Today in the library, each boy chose a video for the next week. Their dad already brought home an armload of books last week, to supplement the two bookcases of children’s books still here, 25 years later. On our way to check them out, E. excitedly rushed to the shelves of book club sets. Look, huckleberries, he shrieked. And I looked. How likely was it that of all the books in the library, it was my Euclid’s Orchard he’d spot, with its cover image not of huckleberries but crapapples, bright and red on a leafless tree?

71-63oalP-L

3.

Walking up from the lake last evening, I turned to urge E. to catch up with me. He was flushed with the day’s sun, his bucket and shovel dangling from one hand, the other touching the huckleberry bushes as he passed them.
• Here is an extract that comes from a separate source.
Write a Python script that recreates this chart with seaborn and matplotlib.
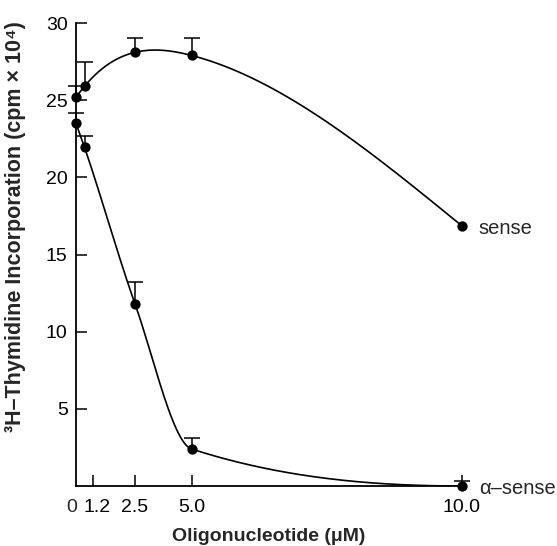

And what was that? Singing. A sweet dreamy voice, singing his own bedtime song.

Speed, bonnie boat, like a bird on the wing
Onward, the sailors cry!
Carry the lad that’s born to be King
Over the sea to Skye.

“I’ve lost something and I can’t describe/ what it is” — Kenyatta Rogers

maze1

At the pub on Thursday after a swim at Francis Point, I pulled a little Dover book of insect mazes out of my bag for my grandson to work on while we waited for our food. What’s a maze, he wondered, and we told him it was a kind of labyrinth. His dad had already asked if I still had the book of Greek myths he’d enjoyed as a child because he wanted to read to Arthur about the minotaur (a question had been asked…). So we talked a little about mazes and then he took my pen and helped each insect find its destination or prey in the book. By the time we’d finished our meal, he’d finished the book.
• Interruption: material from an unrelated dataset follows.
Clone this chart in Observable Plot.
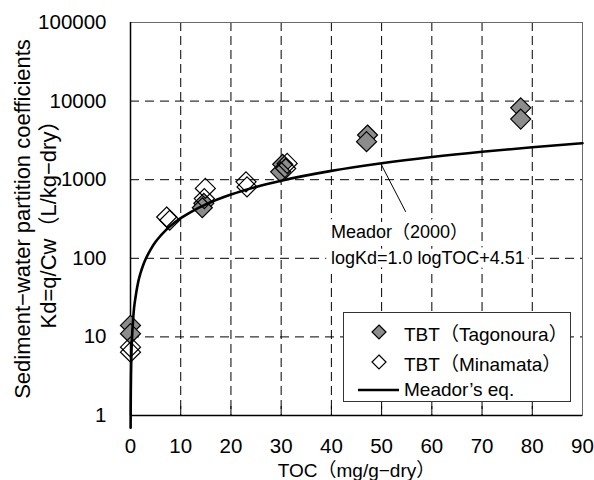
<!DOCTYPE html>
<html><head><meta charset="utf-8">
<script src="https://cdn.jsdelivr.net/npm/d3@7"></script>
<script src="https://cdn.jsdelivr.net/npm/@observablehq/plot@0.6"></script>
<style>
body{margin:0;background:#fff;}
#wrap{position:relative;width:594px;height:480px;font-family:"Liberation Sans","Noto Sans CJK JP",sans-serif;color:#000;}
#legend{position:absolute;left:343px;top:312px;width:228px;height:90px;border:1px solid #333;background:#fff;box-sizing:border-box;}
.item{position:absolute;left:0;height:28px;display:flex;align-items:center;font-size:19px;white-space:nowrap;}
.item svg{display:block;}
</style></head>
<body><div id="wrap"></div>
<script>
// ---- data ----
const seriesNames = ["TBT（Tagonoura）", "TBT（Minamata）", "Meador’s eq."];
const tagonouraTOC = [0, 0, 14.6, 14.3, 30.3, 29.9, 47.2, 47.0, 77.7, 77.7];
const tagonouraKd  = [14, 11, 500, 440, 1570, 1260, 3700, 3050, 8200, 5900];
const minamataTOC  = [0, 0, 7.2, 7.8, 14.9, 14.7, 23.0, 23.2, 31.2, 30.9];
const minamataKd   = [7.4, 6.4, 335, 305, 775, 575, 940, 810, 1610, 1390];
const meadorTOC = [0.022, 0.031, 0.06, 0.1, 0.2, 0.3, 0.5, 0.7, 1, 1.5, 2, 2.5, 3, 4, 5, 6, 7, 8, 10, 12, 15, 20, 25, 30, 40, 50, 60, 70, 80, 90];
const meadorKd  = [0.7, 1.0, 1.9, 3.2, 6.5, 9.7, 16, 23, 32, 49, 65, 81, 97, 129, 162, 194, 227, 259, 324, 388, 485, 647, 809, 971, 1294, 1618, 1942, 2265, 2589, 2912];
const xTicks = [0, 10, 20, 30, 40, 50, 60, 70, 80, 90];
const yTicks = [1, 10, 100, 1000, 10000, 100000];
const xLabel = "TOC（mg/g−dry）";
const yLabel1 = "Sediment−water partition coefficients";
const yLabel2 = "Kd=q/Cw（L/kg−dry）";
const annotationText = "Meador（2000）\nlogKd=1.0 logTOC+4.51";
const annotationAt = {TOC: 39.9, Kd: 157};
const pointerFrom = {TOC: 49.8, Kd: 1618};
const pointerTo = {TOC: 54.8, Kd: 390};

// ---- tables ----
const tag = tagonouraTOC.map((x, i) => ({x, y: tagonouraKd[i]}));
const mina = minamataTOC.map((x, i) => ({x, y: minamataKd[i]}));
const meador = meadorTOC.map((x, i) => ({x, y: meadorKd[i]}));

const diamond = {
  draw(ctx, size) {
    const r = Math.sqrt(size / Math.PI);
    ctx.moveTo(0, -r); ctx.lineTo(r, 0); ctx.lineTo(0, r); ctx.lineTo(-r, 0); ctx.closePath();
  }
};

const font = '"Liberation Sans","Noto Sans CJK JP",sans-serif';
const chart = Plot.plot({
  width: 594, height: 480,
  marginLeft: 130, marginRight: 12, marginTop: 22, marginBottom: 65,
  style: {fontFamily: font, fontSize: "19px", background: "transparent", color: "black"},
  x: {domain: [0, 90]},
  y: {type: "log", domain: [1, 100000]},
  marks: [
    Plot.gridX({ticks: xTicks.slice(1, -1), stroke: "black", strokeOpacity: 1, strokeDasharray: "9,5"}),
    Plot.gridY({ticks: yTicks.slice(1, -1), stroke: "black", strokeOpacity: 1, strokeDasharray: "9,6"}),
    Plot.frame({stroke: "#6a6a6a"}),
    Plot.ruleX(xTicks.slice(1, -1), {x: d => d, insetTop: 384, stroke: "black"}),
    Plot.ruleX([0], {stroke: "black", strokeWidth: 1.5}),
    Plot.ruleY([1], {stroke: "black", strokeWidth: 1.5}),
    Plot.axisX({ticks: xTicks, tickSize: 0, tickPadding: 23, label: null, fontSize: 20.5}),
    Plot.axisY({ticks: yTicks, tickSize: 0, tickPadding: 24, label: null, fontSize: 20.5, tickFormat: d => String(d)}),
    Plot.dot(tag, {x: "x", y: "y", symbol: diamond, r: 10, fill: "#8c8c8c", stroke: "black", strokeWidth: 1.2}),
    Plot.dot(mina, {x: "x", y: "y", symbol: diamond, r: 10, fill: "none", stroke: "black", strokeWidth: 1.2}),
    Plot.line(meador, {x: "x", y: "y", stroke: "black", strokeWidth: 2.6, curve: "monotone-x"}),
    Plot.link([0], {x1: () => pointerFrom.TOC, y1: () => pointerFrom.Kd, x2: () => pointerTo.TOC, y2: () => pointerTo.Kd, stroke: "black", strokeWidth: 1}),
    Plot.text([annotationText], {x: () => annotationAt.TOC, y: () => annotationAt.Kd, text: d => d, textAnchor: "start", lineAnchor: "middle", lineHeight: 1.45, fontSize: 18, fill: "black", stroke: "white", strokeWidth: 12}),
    Plot.text([yLabel1], {text: d => d, frameAnchor: "left", textAnchor: "middle", rotate: -90, dx: -108, fontSize: 22, fill: "black"}),
    Plot.text([yLabel2], {text: d => d, frameAnchor: "left", textAnchor: "middle", rotate: -90, dx: -82, fontSize: 22, fill: "black"}),
    Plot.text([xLabel], {text: d => d, frameAnchor: "bottom", lineAnchor: "top", dy: 48, fontSize: 19, fill: "black"})
  ]
});
const wrap = document.getElementById("wrap");
wrap.appendChild(chart);

// legend
const legend = document.createElement("div");
legend.id = "legend";
const rows = [
  {name: seriesNames[0], kind: "dot", fill: "#8c8c8c", top: 5},
  {name: seriesNames[1], kind: "dot", fill: "#fff", top: 35},
  {name: seriesNames[2], kind: "line", top: 63}
];
for (const r of rows) {
  const it = document.createElement("div");
  it.className = "item";
  it.style.top = r.top + "px";
  const sym = r.kind === "dot"
    ? `<svg width="60" height="28"><path d="M35,7 L42,14 L35,21 L28,14 Z" fill="${r.fill}" stroke="black" stroke-width="1.2"/></svg>`
    : `<svg width="60" height="28"><line x1="14" x2="55" y1="14" y2="14" stroke="black" stroke-width="2.6"/></svg>`;
  it.innerHTML = sym + `<span>${r.name}</span>`;
  legend.appendChild(it);
}
wrap.appendChild(legend);
</script>
</body></html>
The next morning, he wanted to make his own maze. At Francis Point we’d gathered lots of shells to take home for the wind-chime we’re going to make tomorrow. We have driftwood, the shells from the swimming scallops we ate last Sunday (soaked in cleaner after to get rid of the smell!), and I thought we could use some more shells — clam and oyster. They were in my basket. What about the shells, I suggested. And over the next hour, he created his maze. Every time I looked out the window, he was finding his way up and down the paths the shells made on the patio stones.
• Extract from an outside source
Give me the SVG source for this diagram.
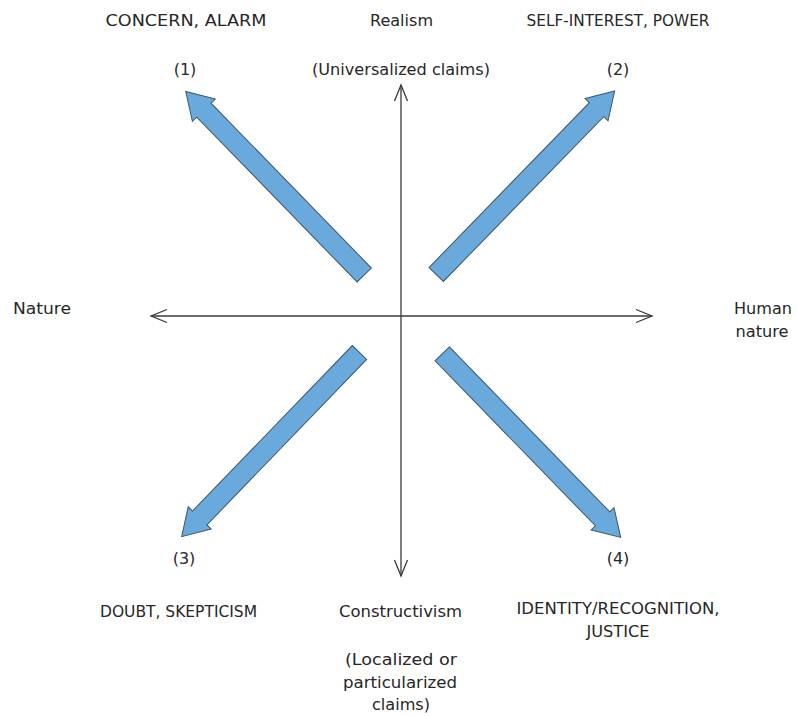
<svg xmlns="http://www.w3.org/2000/svg" xmlns:xlink="http://www.w3.org/1999/xlink" width="797" height="716" viewBox="0 0 797 716">
  <style>
    text { font-family: "DejaVu Sans", "Liberation Sans", sans-serif; font-size: 16px; fill: #262626; text-anchor: middle; }
    .axis { stroke: #3a3a3a; stroke-width: 1.3; fill: none; }
    .big { fill: #6AA9DC; stroke: #3C566B; stroke-width: 1; stroke-linejoin: miter; }
  </style>
  <defs>
    <marker id="chev" markerUnits="userSpaceOnUse" markerWidth="20" markerHeight="20" viewBox="-18 -10 20 20" refX="0" refY="0" orient="auto-start-reverse">
      <path d="M-16,-6.5 L0,0 L-16,6.5" fill="none" stroke="#3a3a3a" stroke-width="1.3"/>
    </marker>
    <polygon id="bigArrow" points="0,-10 230,-10 230,-16 256,0 230,16 230,10 0,10"/>
  </defs>

  <g id="connectors">
    <line id="axis-x" class="axis" x1="151" y1="316" x2="652" y2="316" marker-start="url(#chev)" marker-end="url(#chev)"/>
    <line id="axis-y" class="axis" x1="401" y1="85" x2="401" y2="576" marker-start="url(#chev)" marker-end="url(#chev)"/>
    <use id="arrow-1" class="big" xlink:href="#bigArrow" href="#bigArrow" transform="translate(364.2,275) rotate(-134.2)"/>
    <use id="arrow-2" class="big" xlink:href="#bigArrow" href="#bigArrow" transform="translate(436.2,274.5) rotate(-45.8)"/>
    <use id="arrow-3" class="big" xlink:href="#bigArrow" href="#bigArrow" transform="translate(359.5,352.5) rotate(134)"/>
    <use id="arrow-4" class="big" xlink:href="#bigArrow" href="#bigArrow" transform="translate(442.2,353.9) rotate(45.8)"/>
  </g>

  <g id="node-concern"><text x="186" y="26" textLength="161" lengthAdjust="spacingAndGlyphs">CONCERN, ALARM</text></g>
  <g id="node-realism"><text x="401.5" y="26" textLength="63" lengthAdjust="spacingAndGlyphs">Realism</text></g>
  <g id="node-self-interest"><text x="618" y="26" textLength="183" lengthAdjust="spacingAndGlyphs">SELF-INTEREST, POWER</text></g>
  <g id="node-1"><text x="185" y="75">(1)</text></g>
  <g id="node-universalized"><text x="401" y="75" textLength="178" lengthAdjust="spacingAndGlyphs">(Universalized claims)</text></g>
  <g id="node-2"><text x="618" y="75">(2)</text></g>
  <g id="node-nature"><text x="42" y="314" textLength="58" lengthAdjust="spacingAndGlyphs">Nature</text></g>
  <g id="node-human-nature">
    <text x="763" y="314" textLength="58" lengthAdjust="spacingAndGlyphs">Human</text>
    <text x="762" y="337" textLength="53" lengthAdjust="spacingAndGlyphs">nature</text>
  </g>
  <g id="node-3"><text x="184" y="564">(3)</text></g>
  <g id="node-4"><text x="618" y="564">(4)</text></g>
  <g id="node-doubt"><text x="178.5" y="617" textLength="157" lengthAdjust="spacingAndGlyphs">DOUBT, SKEPTICISM</text></g>
  <g id="node-constructivism"><text x="400.5" y="617" textLength="123" lengthAdjust="spacingAndGlyphs">Constructivism</text></g>
  <g id="node-identity">
    <text x="618" y="614" textLength="203" lengthAdjust="spacingAndGlyphs">IDENTITY/RECOGNITION,</text>
    <text x="618" y="637" textLength="63" lengthAdjust="spacingAndGlyphs">JUSTICE</text>
  </g>
  <g id="node-localized">
    <text x="401" y="665" textLength="112" lengthAdjust="spacingAndGlyphs">(Localized or</text>
    <text x="400" y="688" textLength="114" lengthAdjust="spacingAndGlyphs">particularized</text>
    <text x="401" y="710" textLength="58" lengthAdjust="spacingAndGlyphs">claims)</text>
  </g>
</svg>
What is about shells? A maze? You walk and you meet a dead end. (Try explaining that concept to a 5 year old using his pen to help a beetle find water in a little book.) You try again. What you do is not necessarily the thoughtful meditative process provided by a labyrinth. Labyrinth has in its etymological roots the double-headed axe of Minoan culture, symbol of the Mother Goddess. The Cretan labyrinth was built to contain the Minotaur, half man, half bull, the result of King Minos’s wife Pasiphae’s passion for a bull. The Minotaur fed on human flesh and could not be allowed to roam free. The hero Theseus, aided by Ariadne and her gift of red thread, found his way to the heart of the labyrinth where he killed the Minotaur.

I’ve lost something and I can’t describe
what it is

I think of the spirals I stitch into my quilts as symbols of the labyrinth. I sew, I think, I attempt what Carl Jung described as a reconciliation between my inner world and the external world. What’s paradoxical is that I begin as a way of dealing with stress, at the centre of the spiral, the heart of the labyrinth, securing my place with a knot and then following the path of the thread outward. It feels intensely meditative to me. In the past 19 months, sewing my spirals has been a curious solace. I wasn’t sure what I hoped for but something, something called.

the rule is, put your right hand out
lay it on the wall, and follow

My grandson stood on the patio, trying one way, then another. Watching him, I was watching myself in the darkness, feeling my way down the stairs in winter, the quilts waiting in their basket for my thread, the red thread, the white, the empty space waiting to be filled.

beginning

Note: the lines of poetry are Kenyatta Rogers’, from his poem “Labyrinth:.